Task directions: Reproduce all the lines below exactly and omit the images.

##### Information shown

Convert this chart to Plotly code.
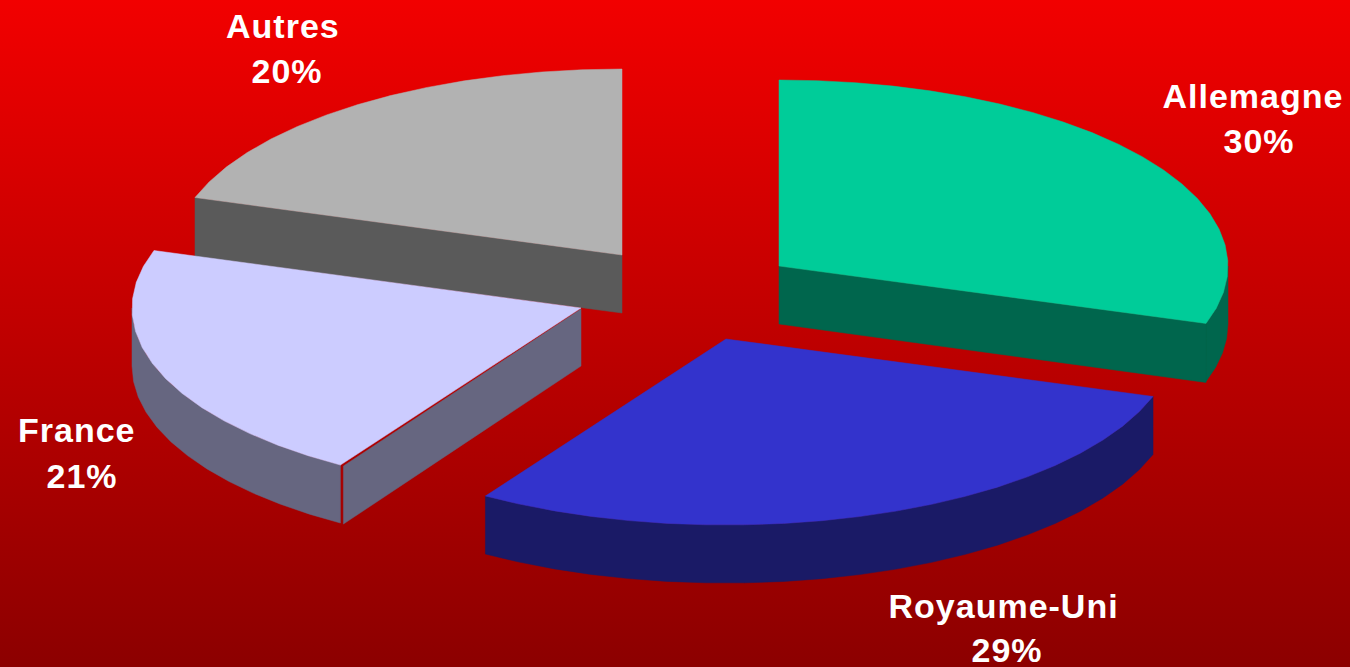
import math
import plotly.graph_objects as go

# Data
categories = ["Allemagne", "Royaume-Uni", "France", "Autres"]
shares = [30, 29, 21, 20]

# Styling and layout, in the 1350x667 plot space
WIDTH, HEIGHT = 1350, 667
RX, RY, DEPTH = 449, 186, 58
STEP_DEG = 5
top_colors = ["#00CC99", "#3333CC", "#CCCCFF", "#B2B2B2"]
side_colors = ["#00664D", "#1A1A66", "#666680", "#5A5A5A"]
apexes = [(779, 266), (726, 339), (581, 308), (622, 255)]
name_centers = [(1253, 96), (1003, 606), (77, 430), (283, 26)]
pct_centers = [(1259, 141), (1007, 650), (82, 476), (287, 71)]
seam_width = [0, 0, 3, 0]
draw_order = [3, 0, 2, 1]


def project(apex, deg, drop=0):
    a = math.radians(deg)
    return apex[0] + RX * math.sin(a), apex[1] - RY * math.cos(a) + drop


def arc_angles(a0, a1):
    n = max(2, int(round((a1 - a0) / STEP_DEG)))
    return [a0 + (a1 - a0) * i / n for i in range(n + 1)]


def polygon(points):
    xs = [p[0] for p in points] + [points[0][0]]
    ys = [p[1] for p in points] + [points[0][1]]
    return xs, ys


fig = go.Figure()

# Background gradient
fig.add_trace(go.Scatter(
    x=[0, WIDTH, WIDTH, 0, 0], y=[0, 0, HEIGHT, HEIGHT, 0],
    mode="lines", line=dict(width=0), fill="toself",
    fillgradient=dict(type="vertical", colorscale=[[0, "#8C0000"], [1, "#F20000"]]),
    hoverinfo="skip", showlegend=False,
))

# Angular extents follow from the shares
total = sum(shares)
starts, ends, cum = [], [], 0.0
for s in shares:
    starts.append(cum * 360 / total)
    cum += s
    ends.append(cum * 360 / total)

for i in draw_order:
    apex, a0, a1 = apexes[i], starts[i], ends[i]
    rim = [project(apex, a) for a in arc_angles(a0, a1)]

    faces = []
    # outer rim band, visible where the rim faces the viewer
    f0, f1 = max(a0, 90), min(a1, 270)
    if f0 < f1:
        front = arc_angles(f0, f1)
        faces.append([project(apex, a) for a in front] +
                     [project(apex, a, DEPTH) for a in reversed(front)])
    # radial cut faces: only those turned towards the viewer
    dx = seam_width[i]
    visible_cuts = []
    if 180 < a0 < 360:
        visible_cuts.append(a0)
    if 0 < a1 < 180:
        visible_cuts.append(a1)
    for a in visible_cuts:
        p = project(apex, a)
        faces.append([(apex[0], apex[1] + (1 if dx else 0)),
                      (p[0] + dx, p[1] + dx / 3),
                      (p[0] + dx, p[1] + DEPTH + 1),
                      (apex[0], apex[1] + DEPTH)])
    for face in faces:
        xs, ys = polygon(face)
        fig.add_trace(go.Scatter(
            x=xs, y=ys, mode="lines", fill="toself", fillcolor=side_colors[i],
            line=dict(color=side_colors[i], width=0.5),
            hoverinfo="skip", showlegend=False,
        ))
    xs, ys = polygon([apex] + rim)
    fig.add_trace(go.Scatter(
        x=xs, y=ys, mode="lines", fill="toself", fillcolor=top_colors[i],
        line=dict(color=top_colors[i], width=0.5),
        name=categories[i], hoverinfo="name", showlegend=False,
    ))

label_font = dict(family="Liberation Sans, Arial, sans-serif", size=34, color="white", weight="bold")
for cat, val, nc, pc in zip(categories, shares, name_centers, pct_centers):
    fig.add_annotation(x=nc[0], y=nc[1], text=cat, showarrow=False,
                       xanchor="center", yanchor="middle", font=label_font)
    fig.add_annotation(x=pc[0], y=pc[1], text=f"{val}%", showarrow=False,
                       xanchor="center", yanchor="middle", font=label_font)

fig.update_layout(
    width=WIDTH, height=HEIGHT, margin=dict(l=0, r=0, t=0, b=0),
    paper_bgcolor="#C00000", plot_bgcolor="#C00000", showlegend=False,
    xaxis=dict(range=[0, WIDTH], visible=False, fixedrange=True),
    yaxis=dict(range=[HEIGHT, 0], visible=False, fixedrange=True),
)
fig.write_html(
    "out.html", config=dict(displayModeBar=False),
    post_script=(
        "document.body.style.margin='0';document.body.style.overflow='hidden';"
        "document.querySelectorAll('.annotation-text').forEach(function(t){t.style.letterSpacing='1px';});"
    ),
)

##########

Response below:
Convert this chart to Plotly code.
import math
import plotly.graph_objects as go

# Data
categories = ["Allemagne", "Royaume-Uni", "France", "Autres"]
shares = [30, 29, 21, 20]

# Styling and layout, in the 1350x667 plot space
WIDTH, HEIGHT = 1350, 667
RX, RY, DEPTH = 449, 186, 58
STEP_DEG = 5
top_colors = ["#00CC99", "#3333CC", "#CCCCFF", "#B2B2B2"]
side_colors = ["#00664D", "#1A1A66", "#666680", "#5A5A5A"]
apexes = [(779, 266), (726, 339), (581, 308), (622, 255)]
name_centers = [(1253, 96), (1003, 606), (77, 430), (283, 26)]
pct_centers = [(1259, 141), (1007, 650), (82, 476), (287, 71)]
seam_width = [0, 0, 3, 0]
draw_order = [3, 0, 2, 1]


def project(apex, deg, drop=0):
    a = math.radians(deg)
    return apex[0] + RX * math.sin(a), apex[1] - RY * math.cos(a) + drop


def arc_angles(a0, a1):
    n = max(2, int(round((a1 - a0) / STEP_DEG)))
    return [a0 + (a1 - a0) * i / n for i in range(n + 1)]


def polygon(points):
    xs = [p[0] for p in points] + [points[0][0]]
    ys = [p[1] for p in points] + [points[0][1]]
    return xs, ys


fig = go.Figure()

# Background gradient
fig.add_trace(go.Scatter(
    x=[0, WIDTH, WIDTH, 0, 0], y=[0, 0, HEIGHT, HEIGHT, 0],
    mode="lines", line=dict(width=0), fill="toself",
    fillgradient=dict(type="vertical", colorscale=[[0, "#8C0000"], [1, "#F20000"]]),
    hoverinfo="skip", showlegend=False,
))

# Angular extents follow from the shares
total = sum(shares)
starts, ends, cum = [], [], 0.0
for s in shares:
    starts.append(cum * 360 / total)
    cum += s
    ends.append(cum * 360 / total)

for i in draw_order:
    apex, a0, a1 = apexes[i], starts[i], ends[i]
    rim = [project(apex, a) for a in arc_angles(a0, a1)]

    faces = []
    # outer rim band, visible where the rim faces the viewer
    f0, f1 = max(a0, 90), min(a1, 270)
    if f0 < f1:
        front = arc_angles(f0, f1)
        faces.append([project(apex, a) for a in front] +
                     [project(apex, a, DEPTH) for a in reversed(front)])
    # radial cut faces: only those turned towards the viewer
    dx = seam_width[i]
    visible_cuts = []
    if 180 < a0 < 360:
        visible_cuts.append(a0)
    if 0 < a1 < 180:
        visible_cuts.append(a1)
    for a in visible_cuts:
        p = project(apex, a)
        faces.append([(apex[0], apex[1] + (1 if dx else 0)),
                      (p[0] + dx, p[1] + dx / 3),
                      (p[0] + dx, p[1] + DEPTH + 1),
                      (apex[0], apex[1] + DEPTH)])
    for face in faces:
        xs, ys = polygon(face)
        fig.add_trace(go.Scatter(
            x=xs, y=ys, mode="lines", fill="toself", fillcolor=side_colors[i],
            line=dict(color=side_colors[i], width=0.5),
            hoverinfo="skip", showlegend=False,
        ))
    xs, ys = polygon([apex] + rim)
    fig.add_trace(go.Scatter(
        x=xs, y=ys, mode="lines", fill="toself", fillcolor=top_colors[i],
        line=dict(color=top_colors[i], width=0.5),
        name=categories[i], hoverinfo="name", showlegend=False,
    ))

label_font = dict(family="Liberation Sans, Arial, sans-serif", size=34, color="white", weight="bold")
for cat, val, nc, pc in zip(categories, shares, name_centers, pct_centers):
    fig.add_annotation(x=nc[0], y=nc[1], text=cat, showarrow=False,
                       xanchor="center", yanchor="middle", font=label_font)
    fig.add_annotation(x=pc[0], y=pc[1], text=f"{val}%", showarrow=False,
                       xanchor="center", yanchor="middle", font=label_font)

fig.update_layout(
    width=WIDTH, height=HEIGHT, margin=dict(l=0, r=0, t=0, b=0),
    paper_bgcolor="#C00000", plot_bgcolor="#C00000", showlegend=False,
    xaxis=dict(range=[0, WIDTH], visible=False, fixedrange=True),
    yaxis=dict(range=[HEIGHT, 0], visible=False, fixedrange=True),
)
fig.write_html(
    "out.html", config=dict(displayModeBar=False),
    post_script=(
        "document.body.style.margin='0';document.body.style.overflow='hidden';"
        "document.querySelectorAll('.annotation-text').forEach(function(t){t.style.letterSpacing='1px';});"
    ),
)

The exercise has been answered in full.